The setting is as follows: Let $X$ be an algebraic surface, $\mathcal{F}$ a locally free sheaf of rank 2 on $X$ contained in $\Omega^1_X$, and $D$ a divisor on $X$ such that $\mathcal{F}\otimes\mathcal{O}_X(-D)$ has a non-zero global section. Then there is a non-zero divisor $S$ on $X$ such that $\mathcal{F}\otimes\mathcal{O}_X(-D-S)$ admits a global section with at most isolated zeros.

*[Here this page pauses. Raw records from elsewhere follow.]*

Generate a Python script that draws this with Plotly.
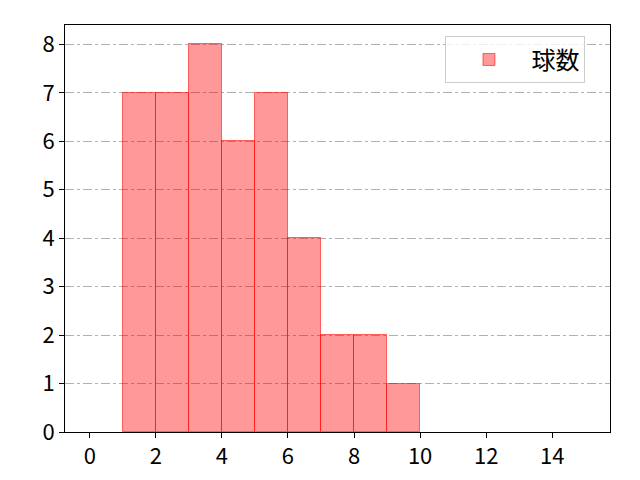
import plotly.graph_objects as go

# histogram bins (left edges) and counts
bin_left = [1, 2, 3, 4, 5, 6, 7, 8, 9]
counts = [7, 7, 8, 6, 7, 4, 2, 2, 1]
x_ticks = [0, 2, 4, 6, 8, 10, 12, 14]
y_ticks = [0, 1, 2, 3, 4, 5, 6, 7, 8]

_FONT = "Noto Sans CJK JP, DejaVu Sans, sans-serif"

fig = go.Figure()
fig.add_trace(
    go.Bar(
        x=bin_left,
        y=counts,
        width=1,
        offset=0,
        name="球数",
        marker=dict(color="rgba(255,0,0,0.4)", line=dict(color="rgba(255,0,0,0.55)", width=1)),
    )
)

axis_common = dict(
    showline=True,
    linecolor="black",
    linewidth=1,
    mirror=True,
    ticks="outside",
    ticklen=5,
    tickcolor="black",
    zeroline=False,
)
fig.update_xaxes(range=[-0.75, 15.75], tickvals=x_ticks, showgrid=False, **axis_common)
fig.update_yaxes(
    range=[0, 8.4],
    tickvals=y_ticks,
    showgrid=True,
    gridcolor="#b0b0b0",
    griddash="dashdot",
    gridwidth=1,
    **axis_common,
)
# page body has an 8px margin, so the figure is offset by (8, 8)
fig.update_layout(
    width=640,
    height=480,
    margin=dict(l=57, r=38, t=17, b=56),
    plot_bgcolor="white",
    paper_bgcolor="white",
    font=dict(family=_FONT, size=22, color="black"),
    bargap=0,
    showlegend=True,
    legend=dict(
        x=0.955,
        y=0.972,
        xanchor="right",
        yanchor="top",
        bgcolor="rgba(255,255,255,0.8)",
        bordercolor="#cccccc",
        borderwidth=1,
        itemwidth=75,
        font=dict(size=24),
    ),
)

fig.write_html("out.html")
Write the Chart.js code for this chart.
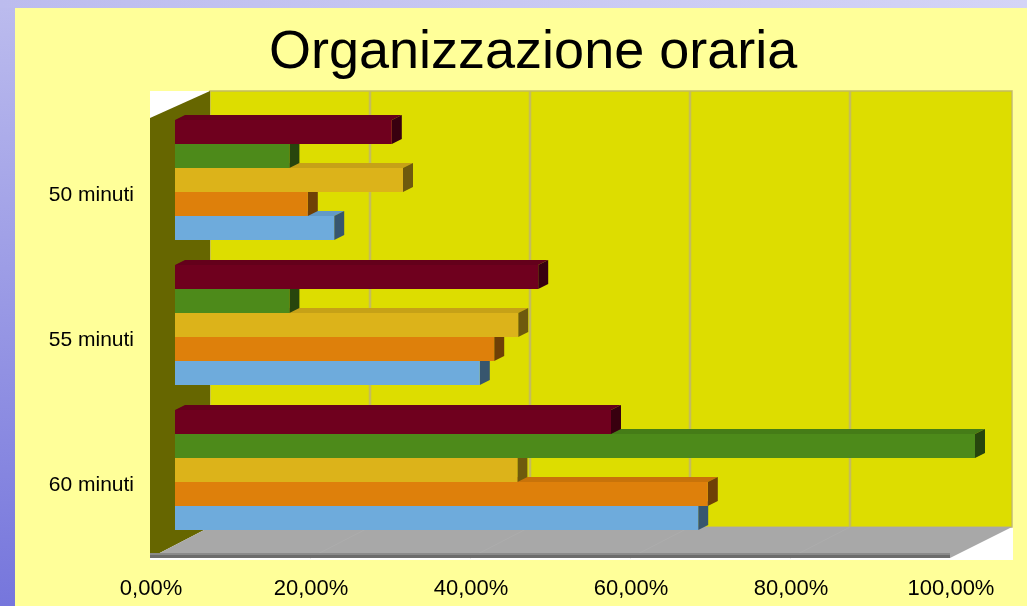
<!DOCTYPE html>
<html>
<head>
<meta charset="utf-8">
<title>Organizzazione oraria</title>
<script src="https://cdn.jsdelivr.net/npm/chart.js@4"></script>
<style>
  html, body { margin: 0; padding: 0; }
  body {
    width: 1027px; height: 606px; overflow: hidden; position: relative;
    background:
      linear-gradient(90deg, #bcbcee 0%, #d4d4f6 100%) top left / 100% 8px no-repeat,
      linear-gradient(180deg, #bcbcee 0%, #7676dc 100%);
  }
  #panel { position: absolute; left: 15px; top: 8px; width: 1012px; height: 598px; background: #ffff99; }
  h1 {
    position: absolute; left: 269px; top: 18px; margin: 0;
    font: normal 54px "Liberation Sans", Arial, sans-serif; color: #000; white-space: nowrap;
  }
  canvas { position: absolute; left: 0; top: 0; }
</style>
</head>
<body>
<div id="panel"></div>
<h1>Organizzazione oraria</h1>
<canvas id="chart" width="1027" height="606"></canvas>
<script>
const categories = ["50 minuti", "55 minuti", "60 minuti"];
const serie1 = [27.1, 45.4, 54.5];
const serie2 = [14.3, 14.3, 100];
const serie3 = [28.5, 42.9, 42.8];
const serie4 = [16.6, 39.9, 66.6];
const serie5 = [19.9, 38.1, 65.4];
const colors = ["#6f001e", "#4d8a1a", "#dcb31a", "#de800b", "#6eabdc"];

// scurisce un colore hex
function shade(hex, f) {
  const n = parseInt(hex.slice(1), 16);
  const r = Math.round((n >> 16) * f);
  const g = Math.round(((n >> 8) & 255) * f);
  const b = Math.round((n & 255) * f);
  return `rgb(${r}, ${g}, ${b})`;
}

function poly(ctx, color, pts) {
  ctx.fillStyle = color;
  ctx.beginPath();
  pts.forEach((p, i) => (i ? ctx.lineTo(p[0], p[1]) : ctx.moveTo(p[0], p[1])));
  ctx.closePath();
  ctx.fill();
}

// pareti, pavimento e griglia finti 3D + facce superiori e laterali delle barre
const box3d = {
  id: "box3d",
  beforeDatasetsDraw(chart) {
    const ctx = chart.ctx;
    const a = chart.chartArea;
    const x = chart.scales.x;
    const fl = a.left - 25, bl = a.left + 35;
    const fr = a.right - 25, br = a.right + 37;
    const tb = a.top - 16.5, tf = a.top + 10.5;
    const bb = a.bottom - 15.5, bf = a.bottom + 15.5;

    ctx.save();
    ctx.fillStyle = "#ffffff";
    ctx.fillRect(fl, tb, br - fl + 1, bf - tb + 2);

    // parete di fondo
    ctx.fillStyle = "#dddd00";
    ctx.fillRect(bl, tb, br - bl, bb - tb);
    ctx.strokeStyle = "#c4bc5c";
    ctx.lineWidth = 1.5;
    ctx.strokeRect(bl, tb, br - bl, bb - tb);

    // griglia sul fondo
    x.ticks.forEach((t) => {
      const px = x.getPixelForValue(t.value);
      if (t.value > 0 && t.value < 100) {
        ctx.strokeStyle = "#c4bc5c";
        ctx.lineWidth = 2.5;
        ctx.beginPath();
        ctx.moveTo(px + 35, tb);
        ctx.lineTo(px + 35, bb);
        ctx.stroke();
      }
    });

    // parete sinistra e pavimento
    poly(ctx, "#666600", [[fl, tf], [bl, tb], [bl, bb], [fl, bf]]);
    poly(ctx, "#a8a8a8", [[fl, bf], [bl, bb], [br, bb], [fr, bf]]);
    x.ticks.forEach((t) => {
      const px = x.getPixelForValue(t.value);
      if (t.value > 0 && t.value < 100) {
        ctx.strokeStyle = "#adadad";
        ctx.lineWidth = 1;
        ctx.beginPath();
        ctx.moveTo(px + 35, bb);
        ctx.lineTo(px - 25, bf);
        ctx.stroke();
      }
    });
    ctx.fillStyle = "#8a8a8a";
    ctx.fillRect(fl, bf - 5, fr - fl, 2);
    ctx.fillStyle = "#6c6c6c";
    ctx.fillRect(fl, bf - 3, fr - fl, 3);

    // barre: prima le facce superiori, poi quelle laterali
    const dx = 10, dy = 5;
    chart.data.datasets.forEach((ds, i) => {
      chart.getDatasetMeta(i).data.forEach((bar) => {
        const top = bar.y - bar.height / 2;
        poly(ctx, shade(colors[i], 0.9), [[bar.base, top], [bar.base + dx, top - dy], [bar.x + dx, top - dy], [bar.x, top]]);
      });
    });
    chart.data.datasets.forEach((ds, i) => {
      chart.getDatasetMeta(i).data.forEach((bar) => {
        const top = bar.y - bar.height / 2;
        const bot = bar.y + bar.height / 2;
        poly(ctx, shade(colors[i], 0.5), [[bar.x, top], [bar.x + dx, top - dy], [bar.x + dx, bot - dy], [bar.x, bot]]);
      });
    });
    ctx.restore();
  },
};

const series = [serie1, serie2, serie3, serie4, serie5];

new Chart(document.getElementById("chart").getContext("2d"), {
  type: "bar",
  data: {
    labels: categories,
    datasets: series.map((values, i) => ({
      label: "Serie " + (i + 1),
      data: values,
      backgroundColor: colors[i],
      borderWidth: 0,
      categoryPercentage: 0.8276,
      barPercentage: 1,
    })),
  },
  options: {
    indexAxis: "y",
    responsive: false,
    animation: false,
    layout: { autoPadding: false, padding: { top: 107.5, right: 52, left: 0, bottom: 0 } },
    plugins: { legend: { display: false }, title: { display: false }, tooltip: { enabled: false } },
    scales: {
      x: {
        min: 0,
        max: 100,
        grid: { display: false, drawTicks: false },
        border: { display: false },
        afterFit(scale) {
          scale.height = 63.5;
          // altrimenti l'ultima etichetta restringe l'area del grafico
          scale.paddingLeft = 0;
          scale.paddingRight = 0;
        },
        ticks: {
          stepSize: 20,
          padding: 33,
          labelOffset: -24,
          maxRotation: 0,
          color: "#000",
          font: { family: "Liberation Sans", size: 22 },
          callback: (v) => v.toFixed(2).replace(".", ",") + "%",
        },
      },
      y: {
        grid: { display: false, drawTicks: false },
        border: { display: false },
        afterFit(scale) { scale.width = 175; },
        ticks: {
          padding: 41,
          labelOffset: 15,
          color: "#000",
          font: { family: "Liberation Sans", size: 21 },
        },
      },
    },
  },
  plugins: [box3d],
});
</script>
</body>
</html>
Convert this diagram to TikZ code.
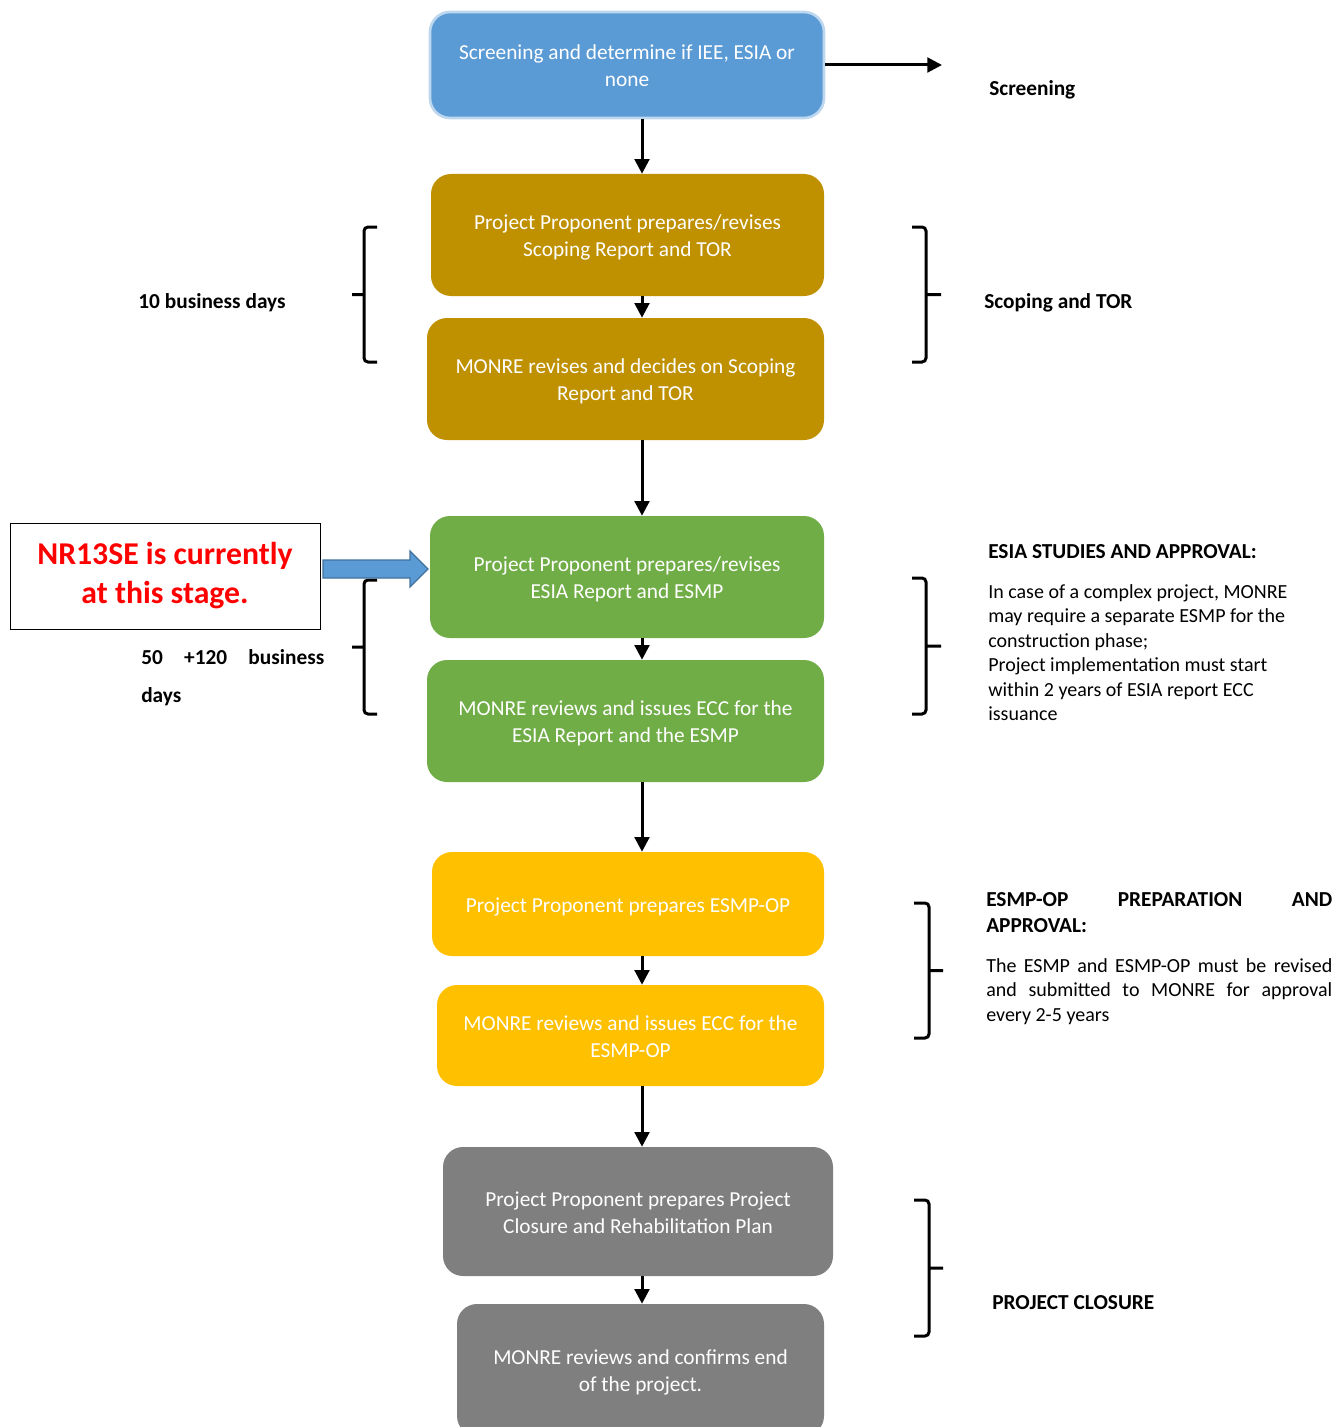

Why is the last statement true? This is the first sentence in the proof of Proposition VII.4.3 in the book Compact Complex Surfaces by Barth, Hulek, Peters, van de Ven. Any help is appreciated, thanks!

Best Answer

This a general fact and nothing to do with subsheaf of $\Omega^1_X$. If $E$ is a rank two vector bundle with a section, we have an inclusion $O_X\to E$. If you pull back the torsion subsheaf of $E/O_X$, we get an exact sequence, $0\to L\to E\to G\to 0\to 0$, with $L=O_X(S)$, $S$ an effective divisor and $G$ torsion free. One easily checks that the section $O_X\to E(-S)$ vanish only at isolated points.